§ **Written request**
Repeat everything from the first line of the listing below through the line that contains "label='CO2 emission unit：tons", exactly. Leave out pictures.
— Begin Raw records —
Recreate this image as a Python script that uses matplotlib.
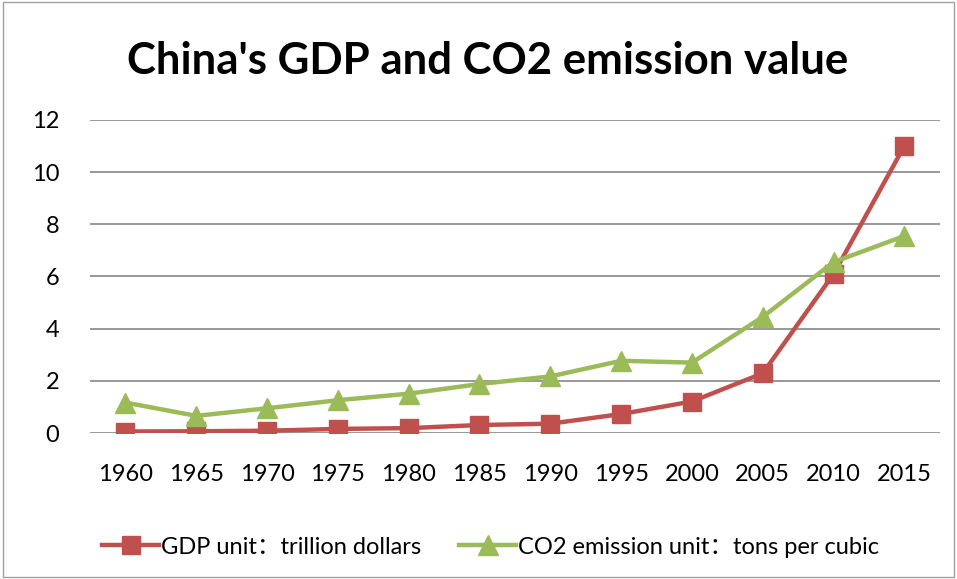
import numpy as np
import matplotlib.pyplot as plt
from matplotlib.patches import Rectangle

years = ['1960', '1965', '1970', '1975', '1980', '1985',
         '1990', '1995', '2000', '2005', '2010', '2015']
gdp = [0.06, 0.07, 0.09, 0.16, 0.19, 0.31, 0.36, 0.73, 1.21, 2.29, 6.09, 11.0]
co2 = [1.17, 0.66, 0.95, 1.26, 1.51, 1.88, 2.17, 2.77, 2.70, 4.45, 6.55, 7.55]

fam = ['Lato', 'Noto Sans CJK SC', 'DejaVu Sans']
plt.rcParams['font.family'] = fam

fig = plt.figure(figsize=(9.57, 5.79), dpi=100)
ax = fig.add_axes([0.094, 0.252, 0.888, 0.541])

x = np.arange(len(years))
ax.plot(x, gdp, color='#C0504D', lw=3.2, marker='s', ms=13,
        label='GDP unit：trillion dollars')
ax.plot(x, co2, color='#9BBB59', lw=3.2, marker='^', ms=14,
        label='CO2 emission unit：tons per cubic')

ax.set_xlim(-0.5, len(years) - 0.5)
ax.set_ylim(0, 12)
ax.set_yticks(range(0, 13, 2))
ax.set_xticks(x)
ax.set_xticklabels(years)
ax.yaxis.grid(True, color='#868686', lw=1.2)
ax.set_axisbelow(True)
for s in ax.spines.values():
    s.set_visible(False)
ax.tick_params(length=0, labelsize=17, colors='black')
ax.tick_params(axis='x', pad=22)
ax.tick_params(axis='y', pad=22)

fig.text(0.51, 0.895, "China's GDP and CO2 emission value", ha='center', va='center',
         fontsize=31.5, fontweight='bold')
fig.legend(loc='center', bbox_to_anchor=(0.513, 0.055), ncol=2, frameon=False,
           fontsize=17, handlelength=2.4, handletextpad=0.1, columnspacing=1.6)

fig.patches.append(Rectangle((0.003, 0.003), 0.994, 0.994, transform=fig.transFigure,
                             fill=False, ec='#A0A0A0', lw=1))

fig.savefig('out.png', dpi=100)
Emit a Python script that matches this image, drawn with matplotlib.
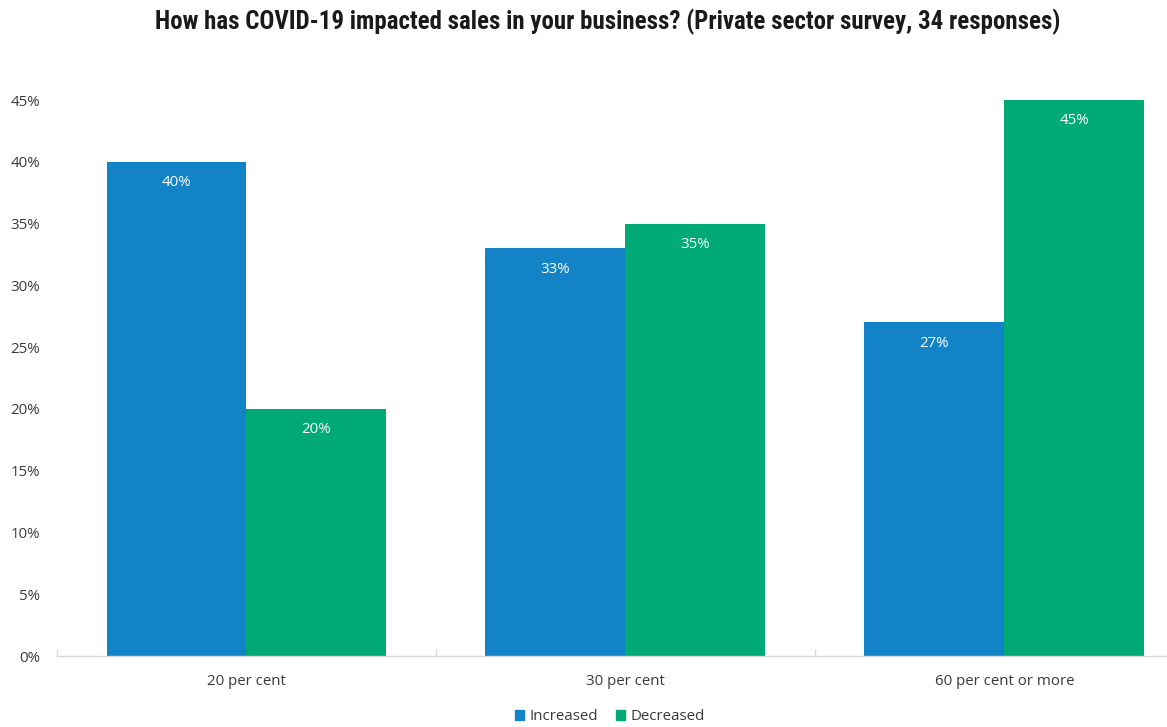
import matplotlib
matplotlib.use("Agg")
import matplotlib.pyplot as plt
from matplotlib.patches import Patch
import numpy as np

categories = ["20 per cent", "30 per cent", "60 per cent or more"]
increased = [40, 33, 27]
decreased = [20, 35, 45]
series_names = ["Increased", "Decreased"]
yticks = [0, 5, 10, 15, 20, 25, 30, 35, 40, 45]
title = "How has COVID-19 impacted sales in your business? (Private sector survey, 34 responses)"

blue = "#1283C6"
green = "#00AA75"
text_grey = "#3a3a3a"

plt.rcParams["font.family"] = ["Open Sans", "DejaVu Sans"]

W, H = 1167, 727
fig = plt.figure(figsize=(W / 100, H / 100), dpi=100)
ax = fig.add_axes([57 / W, (H - 656) / H, 1137 / W, 556 / H])

x = np.arange(len(categories))
bw = 140 / 379
b1 = ax.bar(x - bw / 2, increased, bw, color=blue, label=series_names[0])
b2 = ax.bar(x + bw / 2, decreased, bw, color=green, label=series_names[1])

for bars, vals in ((b1, increased), (b2, decreased)):
    for rect, v in zip(bars, vals):
        ax.annotate(f"{v}%", (rect.get_x() + rect.get_width() / 2, v),
                    xytext=(0, -21), textcoords="offset pixels",
                    ha="center", va="center", color="white", fontsize=10.8)

ax.set_xlim(-0.5, 2.5)
ax.set_ylim(0, 45)
ax.set_yticks(yticks)
ax.set_yticklabels([f"{t}%" for t in yticks], fontsize=10.8, color=text_grey)
ax.tick_params(axis="y", length=0, pad=12)

ax.set_xticks(x)
ax.set_xticklabels(categories, fontsize=10.8, color=text_grey)
ax.tick_params(axis="x", length=0, pad=13)
ax.set_xticks([-0.5, 0.5, 1.5, 2.5], minor=True)
ax.tick_params(axis="x", which="minor", length=5, direction="in", color="#D9D9D9", width=1)

for side in ("top", "right", "left"):
    ax.spines[side].set_visible(False)
ax.spines["bottom"].set_color("#D9D9D9")
ax.spines["bottom"].set_linewidth(1)

fig.text(608 / W, 1 - 22 / H, title, ha="center", va="center",
         fontsize=17.9, fontweight="bold", family=["Roboto Condensed", "DejaVu Sans"],
         color="#1a1a1a")

handles = [Patch(color=blue, label=series_names[0]), Patch(color=green, label=series_names[1])]
fig.legend(handles=handles, loc="center", bbox_to_anchor=(610 / W, 1 - 717 / H), ncol=2,
           frameon=False, fontsize=10.8, handlelength=0.6, handleheight=0.6,
           handletextpad=0.35, columnspacing=1.2, labelcolor=text_grey)

fig.savefig("out.png", dpi=100)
— End Raw records —
§ **Reply to the exercise**
Recreate this image as a Python script that uses matplotlib.
import numpy as np
import matplotlib.pyplot as plt
from matplotlib.patches import Rectangle

years = ['1960', '1965', '1970', '1975', '1980', '1985',
         '1990', '1995', '2000', '2005', '2010', '2015']
gdp = [0.06, 0.07, 0.09, 0.16, 0.19, 0.31, 0.36, 0.73, 1.21, 2.29, 6.09, 11.0]
co2 = [1.17, 0.66, 0.95, 1.26, 1.51, 1.88, 2.17, 2.77, 2.70, 4.45, 6.55, 7.55]

fam = ['Lato', 'Noto Sans CJK SC', 'DejaVu Sans']
plt.rcParams['font.family'] = fam

fig = plt.figure(figsize=(9.57, 5.79), dpi=100)
ax = fig.add_axes([0.094, 0.252, 0.888, 0.541])

x = np.arange(len(years))
ax.plot(x, gdp, color='#C0504D', lw=3.2, marker='s', ms=13,
        label='GDP unit：trillion dollars')
ax.plot(x, co2, color='#9BBB59', lw=3.2, marker='^', ms=14,
        label='CO2 emission unit：tons per cubic')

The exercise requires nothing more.